__Required work__:
Copy everything from the line with "What React, TypeScript" down to the line with "Chart.register(...registerables);", inclusive of both, exactly as written; leave out all pictures.
— begin Records for the exercise —
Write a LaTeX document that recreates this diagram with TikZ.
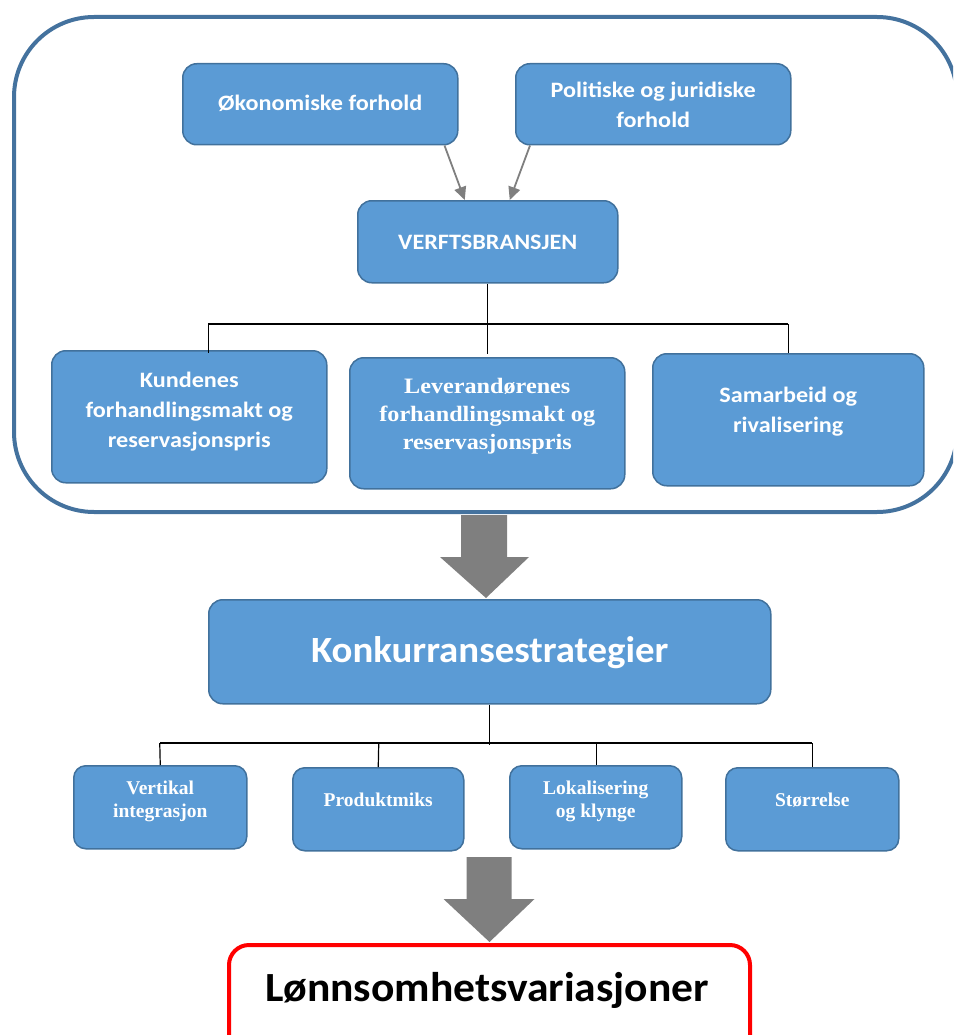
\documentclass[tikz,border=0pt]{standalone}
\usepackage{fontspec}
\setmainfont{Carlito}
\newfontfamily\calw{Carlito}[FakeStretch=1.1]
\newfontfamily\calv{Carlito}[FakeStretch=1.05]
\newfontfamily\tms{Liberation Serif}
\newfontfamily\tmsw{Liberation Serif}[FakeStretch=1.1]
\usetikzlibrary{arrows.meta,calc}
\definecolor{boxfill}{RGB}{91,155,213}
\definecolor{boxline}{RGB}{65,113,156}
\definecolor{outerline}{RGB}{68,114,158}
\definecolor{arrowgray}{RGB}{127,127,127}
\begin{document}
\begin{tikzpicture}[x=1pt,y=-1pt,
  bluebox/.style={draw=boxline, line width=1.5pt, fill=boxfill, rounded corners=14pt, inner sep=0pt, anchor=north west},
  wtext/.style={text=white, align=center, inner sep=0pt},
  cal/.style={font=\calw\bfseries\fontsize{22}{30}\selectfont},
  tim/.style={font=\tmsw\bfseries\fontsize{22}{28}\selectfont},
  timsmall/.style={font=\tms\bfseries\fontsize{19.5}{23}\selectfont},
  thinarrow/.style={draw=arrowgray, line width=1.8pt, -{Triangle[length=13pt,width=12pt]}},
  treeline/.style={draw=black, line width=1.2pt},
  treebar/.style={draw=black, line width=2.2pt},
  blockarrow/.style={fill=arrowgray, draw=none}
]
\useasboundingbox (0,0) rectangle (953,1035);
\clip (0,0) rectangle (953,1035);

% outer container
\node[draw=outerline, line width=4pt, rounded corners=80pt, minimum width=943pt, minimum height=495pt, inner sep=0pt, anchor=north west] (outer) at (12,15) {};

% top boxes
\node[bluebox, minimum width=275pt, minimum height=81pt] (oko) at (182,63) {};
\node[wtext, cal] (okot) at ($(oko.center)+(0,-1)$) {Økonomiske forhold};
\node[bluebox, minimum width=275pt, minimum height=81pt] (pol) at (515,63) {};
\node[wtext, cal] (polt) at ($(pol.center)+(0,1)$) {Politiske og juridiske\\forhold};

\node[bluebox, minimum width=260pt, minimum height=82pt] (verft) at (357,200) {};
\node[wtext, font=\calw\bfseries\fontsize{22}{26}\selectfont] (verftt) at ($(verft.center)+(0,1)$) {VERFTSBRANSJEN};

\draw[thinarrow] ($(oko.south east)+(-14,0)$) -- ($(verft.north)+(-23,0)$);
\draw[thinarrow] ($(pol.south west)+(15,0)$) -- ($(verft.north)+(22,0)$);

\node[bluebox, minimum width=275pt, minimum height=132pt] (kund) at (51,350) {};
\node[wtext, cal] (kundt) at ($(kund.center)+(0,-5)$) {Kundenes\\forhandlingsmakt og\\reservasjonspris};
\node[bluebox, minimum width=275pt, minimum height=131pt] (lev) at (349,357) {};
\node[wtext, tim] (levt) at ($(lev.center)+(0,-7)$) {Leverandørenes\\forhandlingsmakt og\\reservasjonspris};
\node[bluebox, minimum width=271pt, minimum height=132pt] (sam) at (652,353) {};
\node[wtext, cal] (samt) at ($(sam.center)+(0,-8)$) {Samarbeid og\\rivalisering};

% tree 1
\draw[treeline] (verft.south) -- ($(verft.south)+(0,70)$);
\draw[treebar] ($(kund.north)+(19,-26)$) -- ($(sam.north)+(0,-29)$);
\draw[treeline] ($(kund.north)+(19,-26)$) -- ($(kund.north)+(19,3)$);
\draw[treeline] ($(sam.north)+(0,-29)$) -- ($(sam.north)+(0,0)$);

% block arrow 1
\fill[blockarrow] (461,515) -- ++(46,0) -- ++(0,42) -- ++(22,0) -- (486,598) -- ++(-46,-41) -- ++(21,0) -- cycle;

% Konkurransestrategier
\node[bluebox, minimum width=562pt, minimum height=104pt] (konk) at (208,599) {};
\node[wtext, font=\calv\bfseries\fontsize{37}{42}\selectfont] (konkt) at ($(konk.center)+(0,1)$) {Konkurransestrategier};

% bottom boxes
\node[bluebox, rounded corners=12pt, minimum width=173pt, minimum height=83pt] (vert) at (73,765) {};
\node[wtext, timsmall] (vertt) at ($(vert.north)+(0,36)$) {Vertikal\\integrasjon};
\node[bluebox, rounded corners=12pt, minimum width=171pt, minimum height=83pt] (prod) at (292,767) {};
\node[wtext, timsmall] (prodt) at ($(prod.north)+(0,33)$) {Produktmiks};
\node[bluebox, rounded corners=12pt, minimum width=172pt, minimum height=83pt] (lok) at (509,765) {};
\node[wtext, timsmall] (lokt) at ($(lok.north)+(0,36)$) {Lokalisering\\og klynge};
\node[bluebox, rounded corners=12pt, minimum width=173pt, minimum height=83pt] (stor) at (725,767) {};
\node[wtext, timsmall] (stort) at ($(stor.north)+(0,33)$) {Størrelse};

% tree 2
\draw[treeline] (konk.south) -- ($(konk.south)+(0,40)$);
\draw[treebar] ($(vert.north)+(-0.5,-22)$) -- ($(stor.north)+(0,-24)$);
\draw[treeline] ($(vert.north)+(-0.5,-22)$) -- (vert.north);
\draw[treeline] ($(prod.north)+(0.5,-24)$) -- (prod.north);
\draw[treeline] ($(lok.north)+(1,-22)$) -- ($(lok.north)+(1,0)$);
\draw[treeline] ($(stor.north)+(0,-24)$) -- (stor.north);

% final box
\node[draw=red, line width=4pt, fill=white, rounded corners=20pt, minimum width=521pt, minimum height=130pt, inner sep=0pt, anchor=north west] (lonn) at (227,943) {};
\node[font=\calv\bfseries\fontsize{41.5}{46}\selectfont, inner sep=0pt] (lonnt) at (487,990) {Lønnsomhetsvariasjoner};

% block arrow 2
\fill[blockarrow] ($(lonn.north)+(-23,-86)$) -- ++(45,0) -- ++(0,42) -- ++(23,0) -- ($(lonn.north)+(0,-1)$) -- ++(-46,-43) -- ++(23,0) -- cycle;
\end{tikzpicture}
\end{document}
— end Records for the exercise —
— begin Records for the exercise —
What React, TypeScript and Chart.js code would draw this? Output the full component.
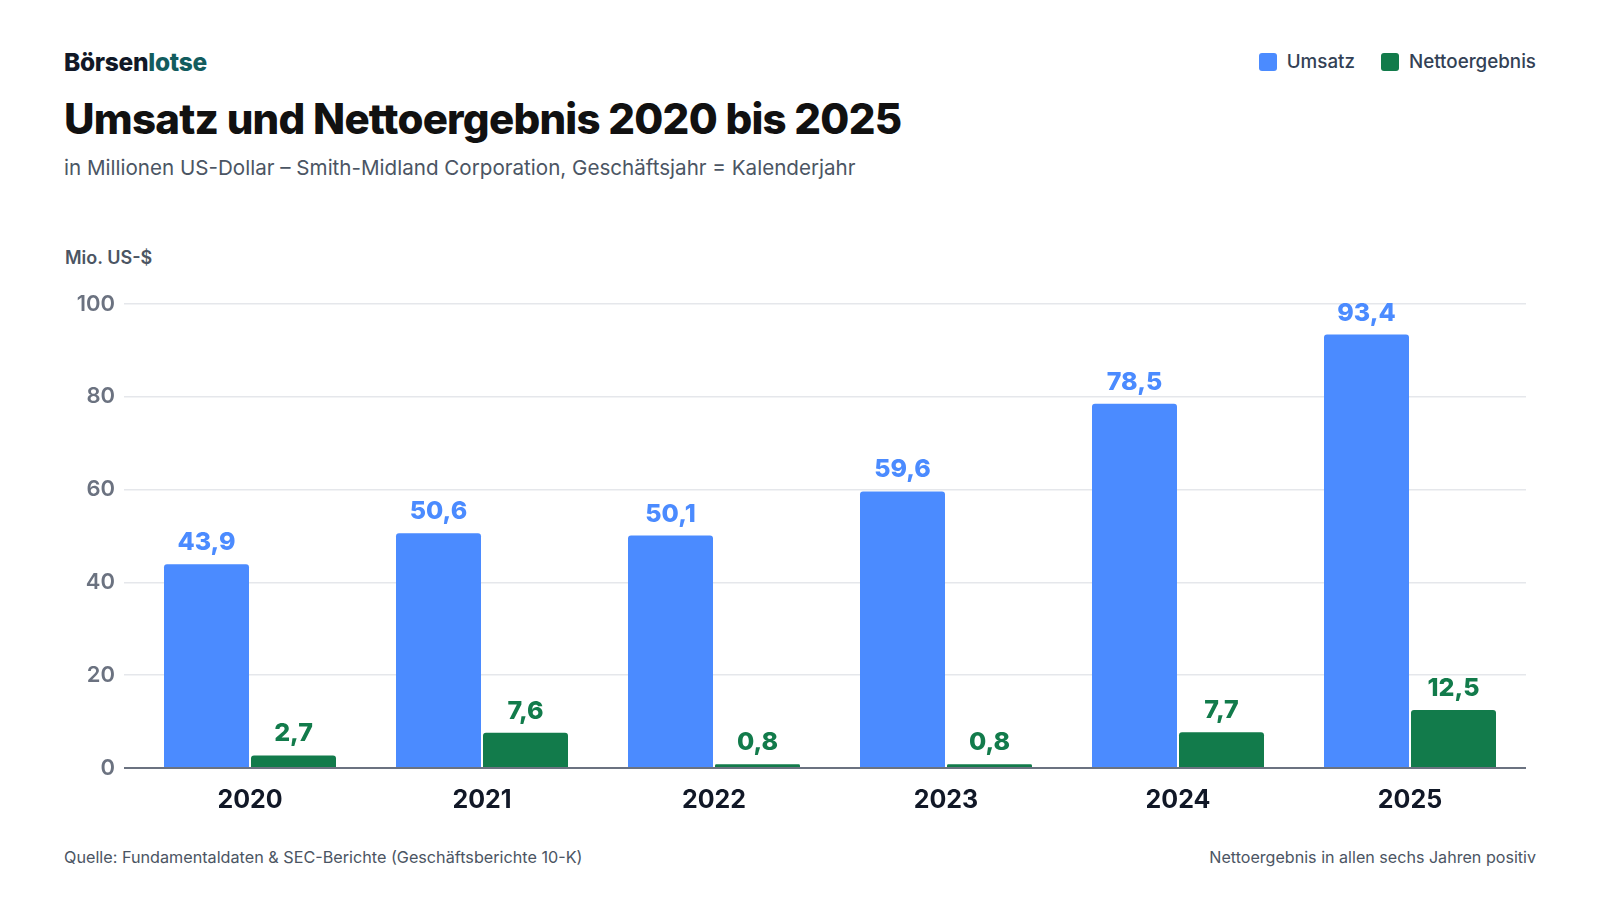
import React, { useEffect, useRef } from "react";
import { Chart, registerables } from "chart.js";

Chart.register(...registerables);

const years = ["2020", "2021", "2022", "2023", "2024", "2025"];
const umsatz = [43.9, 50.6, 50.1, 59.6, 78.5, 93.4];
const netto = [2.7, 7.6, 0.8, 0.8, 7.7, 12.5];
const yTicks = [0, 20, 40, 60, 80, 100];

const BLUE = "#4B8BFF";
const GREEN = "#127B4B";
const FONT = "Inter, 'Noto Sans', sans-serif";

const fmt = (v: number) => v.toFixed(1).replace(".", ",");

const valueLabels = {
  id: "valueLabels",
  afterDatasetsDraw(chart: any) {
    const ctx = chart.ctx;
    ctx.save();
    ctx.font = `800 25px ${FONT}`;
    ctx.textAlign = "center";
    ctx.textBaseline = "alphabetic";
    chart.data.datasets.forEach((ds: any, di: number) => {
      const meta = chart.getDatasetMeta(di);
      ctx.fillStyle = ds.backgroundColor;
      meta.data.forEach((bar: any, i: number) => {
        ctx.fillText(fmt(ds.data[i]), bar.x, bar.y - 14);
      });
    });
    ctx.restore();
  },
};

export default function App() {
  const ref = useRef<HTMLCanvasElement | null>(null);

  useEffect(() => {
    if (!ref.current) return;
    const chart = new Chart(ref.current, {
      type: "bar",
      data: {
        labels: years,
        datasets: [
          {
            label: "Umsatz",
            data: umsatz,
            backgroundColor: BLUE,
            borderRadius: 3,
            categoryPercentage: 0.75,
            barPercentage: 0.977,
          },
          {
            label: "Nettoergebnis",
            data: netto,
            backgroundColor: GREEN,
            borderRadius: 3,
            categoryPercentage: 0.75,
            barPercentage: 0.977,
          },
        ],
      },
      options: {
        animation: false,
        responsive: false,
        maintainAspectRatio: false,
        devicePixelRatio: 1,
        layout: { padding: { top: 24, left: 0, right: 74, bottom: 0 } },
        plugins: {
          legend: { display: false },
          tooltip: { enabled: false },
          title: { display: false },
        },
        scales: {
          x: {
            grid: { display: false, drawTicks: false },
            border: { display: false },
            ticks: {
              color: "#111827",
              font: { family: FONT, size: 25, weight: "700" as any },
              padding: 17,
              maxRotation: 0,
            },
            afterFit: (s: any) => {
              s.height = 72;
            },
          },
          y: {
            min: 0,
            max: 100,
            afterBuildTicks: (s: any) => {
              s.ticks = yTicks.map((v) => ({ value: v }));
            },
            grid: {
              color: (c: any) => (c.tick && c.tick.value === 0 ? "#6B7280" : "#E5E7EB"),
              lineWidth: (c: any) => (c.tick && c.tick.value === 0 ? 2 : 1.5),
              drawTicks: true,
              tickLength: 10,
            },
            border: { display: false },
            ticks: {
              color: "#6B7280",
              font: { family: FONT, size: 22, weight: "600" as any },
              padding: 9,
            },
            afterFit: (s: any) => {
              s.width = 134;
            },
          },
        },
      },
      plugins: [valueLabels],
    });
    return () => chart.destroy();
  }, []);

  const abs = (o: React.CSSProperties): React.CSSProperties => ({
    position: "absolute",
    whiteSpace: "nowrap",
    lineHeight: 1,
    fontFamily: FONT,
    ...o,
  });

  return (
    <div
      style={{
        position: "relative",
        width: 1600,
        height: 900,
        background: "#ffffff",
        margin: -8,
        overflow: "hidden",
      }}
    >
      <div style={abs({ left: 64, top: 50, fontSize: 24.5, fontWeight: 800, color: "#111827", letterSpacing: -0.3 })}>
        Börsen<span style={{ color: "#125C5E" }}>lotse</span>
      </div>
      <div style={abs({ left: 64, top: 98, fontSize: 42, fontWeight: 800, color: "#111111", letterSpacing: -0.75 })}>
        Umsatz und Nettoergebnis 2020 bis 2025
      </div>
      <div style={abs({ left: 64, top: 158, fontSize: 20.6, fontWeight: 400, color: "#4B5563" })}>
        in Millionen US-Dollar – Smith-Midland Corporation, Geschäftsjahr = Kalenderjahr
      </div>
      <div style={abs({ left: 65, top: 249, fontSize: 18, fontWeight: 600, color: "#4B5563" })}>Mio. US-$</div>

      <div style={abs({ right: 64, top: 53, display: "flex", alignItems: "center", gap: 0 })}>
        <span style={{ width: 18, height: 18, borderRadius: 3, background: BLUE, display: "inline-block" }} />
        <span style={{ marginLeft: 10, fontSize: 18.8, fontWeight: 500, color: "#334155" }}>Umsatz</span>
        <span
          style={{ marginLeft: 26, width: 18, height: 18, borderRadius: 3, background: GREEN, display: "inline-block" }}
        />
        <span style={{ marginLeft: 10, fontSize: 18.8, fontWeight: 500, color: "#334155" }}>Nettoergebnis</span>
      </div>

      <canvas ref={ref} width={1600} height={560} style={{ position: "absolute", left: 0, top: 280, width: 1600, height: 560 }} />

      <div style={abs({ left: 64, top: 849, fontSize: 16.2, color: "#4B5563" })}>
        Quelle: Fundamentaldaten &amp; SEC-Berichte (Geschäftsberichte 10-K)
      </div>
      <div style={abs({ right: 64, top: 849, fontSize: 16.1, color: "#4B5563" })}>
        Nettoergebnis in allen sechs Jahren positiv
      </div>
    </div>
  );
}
— end Records for the exercise —
__Expected output__:
What React, TypeScript and Chart.js code would draw this? Output the full component.
import React, { useEffect, useRef } from "react";
import { Chart, registerables } from "chart.js";

Chart.register(...registerables);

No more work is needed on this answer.